2011年8月31日水曜日

Class Supplement (早稲田国際AO入試 Extra Material, Infrastructure and Development)

This map is taken from a website entitled World Map of Railways. Take a look at it and answer the following questions.

World Map of Railways ( http://theintrepid.blogspot.com/2009/10/world-map-of-railways.html)


1. Focusing on Africa and India, write a paragraph explaining what you can learn from this map concerning development.

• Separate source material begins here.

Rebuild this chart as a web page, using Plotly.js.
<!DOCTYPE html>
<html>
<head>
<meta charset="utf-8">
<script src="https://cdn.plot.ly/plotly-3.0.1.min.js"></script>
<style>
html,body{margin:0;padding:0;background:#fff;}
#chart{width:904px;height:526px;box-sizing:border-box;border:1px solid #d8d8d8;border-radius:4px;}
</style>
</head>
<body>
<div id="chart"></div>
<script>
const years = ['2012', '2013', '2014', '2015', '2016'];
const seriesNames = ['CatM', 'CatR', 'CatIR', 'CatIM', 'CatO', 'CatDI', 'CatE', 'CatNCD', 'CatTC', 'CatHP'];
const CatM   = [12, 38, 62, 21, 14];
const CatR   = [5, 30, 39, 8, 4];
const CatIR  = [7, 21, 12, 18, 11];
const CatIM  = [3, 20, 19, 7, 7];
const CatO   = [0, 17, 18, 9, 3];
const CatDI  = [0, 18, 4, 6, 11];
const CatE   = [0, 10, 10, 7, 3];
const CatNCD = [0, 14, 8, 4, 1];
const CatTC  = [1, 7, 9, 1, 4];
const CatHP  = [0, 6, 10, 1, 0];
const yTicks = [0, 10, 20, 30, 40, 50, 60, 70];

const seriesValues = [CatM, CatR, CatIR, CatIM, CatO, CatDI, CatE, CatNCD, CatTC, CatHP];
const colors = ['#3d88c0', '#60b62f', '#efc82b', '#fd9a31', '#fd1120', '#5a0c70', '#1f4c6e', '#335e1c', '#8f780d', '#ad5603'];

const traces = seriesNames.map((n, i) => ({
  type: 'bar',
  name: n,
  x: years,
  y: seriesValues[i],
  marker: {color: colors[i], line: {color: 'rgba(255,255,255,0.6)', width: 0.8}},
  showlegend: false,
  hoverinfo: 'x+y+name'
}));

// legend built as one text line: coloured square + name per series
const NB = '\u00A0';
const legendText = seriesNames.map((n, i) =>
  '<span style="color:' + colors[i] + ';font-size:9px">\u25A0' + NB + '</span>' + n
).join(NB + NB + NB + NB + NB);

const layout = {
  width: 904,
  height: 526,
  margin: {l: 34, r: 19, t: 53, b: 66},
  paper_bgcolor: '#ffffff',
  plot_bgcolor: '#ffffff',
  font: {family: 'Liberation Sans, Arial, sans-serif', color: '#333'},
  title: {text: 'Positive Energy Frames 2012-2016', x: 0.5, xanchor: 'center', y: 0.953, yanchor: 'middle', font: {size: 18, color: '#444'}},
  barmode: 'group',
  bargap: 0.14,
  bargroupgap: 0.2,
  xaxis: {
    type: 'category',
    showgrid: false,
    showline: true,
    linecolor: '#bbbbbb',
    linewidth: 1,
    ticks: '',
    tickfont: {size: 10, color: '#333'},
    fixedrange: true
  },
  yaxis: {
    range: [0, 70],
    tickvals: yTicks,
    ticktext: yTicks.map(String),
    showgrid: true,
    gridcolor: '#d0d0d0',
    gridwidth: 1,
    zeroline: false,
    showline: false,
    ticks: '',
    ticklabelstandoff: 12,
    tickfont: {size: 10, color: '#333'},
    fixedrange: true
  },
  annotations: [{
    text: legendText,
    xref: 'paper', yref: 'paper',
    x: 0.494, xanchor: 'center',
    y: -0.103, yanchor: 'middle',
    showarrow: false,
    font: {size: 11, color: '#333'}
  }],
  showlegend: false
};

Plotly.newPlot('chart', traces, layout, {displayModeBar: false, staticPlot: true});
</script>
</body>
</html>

2. Discuss what aspects other than infrastructure are necessary for the development of a country.










Answer Key
Excerpts from Common Wealth Economics for Crowded Planet, Jeffrey D. Sachs
pp.227-228
Unlike the Eurasian landmass, sub-Saharan Africa is inherently isolated by the Sahara and by the lack of rivers navigable from the ocean to the interior. Moreover, the colonial powers did not build much infrastructure in the interior of Africa. In India, the British raj constructed a thorough rail network often connected to rural roads, in part to bring India’s rural cotton production to British factories. In Africa, by contrast, rails were not built to reach villages but rather a few diamond and gold mines. The result was not a rail network but some disconnected rail capillaries that reached only a tiny proportion of Africa’s rural population.

pp. 229-231
The poor know what to do but are too poor to do it. Since they can’t meet their immediate needs (food, safe water, health care) they also can’t afford to save and invest for the future. That is where foreign assistance comes in. A temporary boost of aid over the course of several years, if properly invested, can lead to a permanent rise in productivity. That boost, in turn, leads to self-sustaining growth. The logical chain is the following:
Temporary aid→Boost of productivity→Rise of saving and investment→Sustained growth

The escape from extreme poverty requires four basic types of investment. The first is a boost to productivity of the core livelihood, agriculture. This is the hallowed Green Revolution that initially lifts smallholder farmers out of subsistence. The second is health, including control of the main killers-infection, nutritional deficiencies, and unsafe childbirth-through the provision of preventative and curative health services. The third is education, which ensures that households develop the requisite skills to navigate the local global economy. The fourth is infrastructure, essential for productivity in every sphere, including power, roads, safe water for drinking and sanitation, phone and Internet connectivity, and port services. The boost of farm production has very often been the deus ex machina that triggers the long term growth process. It is also a process that often starts with outside help, as when the United States funded the initial research and many of the inputs (improved seeds and fertilizer) that went into India’s Green Revolution, which began in the second half of the 1960s. In the urban areas, the initial investment will not support agriculture but rather manufacturing or services. Perhaps the trigger to growth will be improved roads that facilitate trade or an improved port that permits the start of an apparel sector or a power plant that provides vital power for factory production. Whatever the particular investment, the concept is the same: raise productivity above subsistence in order to trigger a self-sustaining process of economic growth.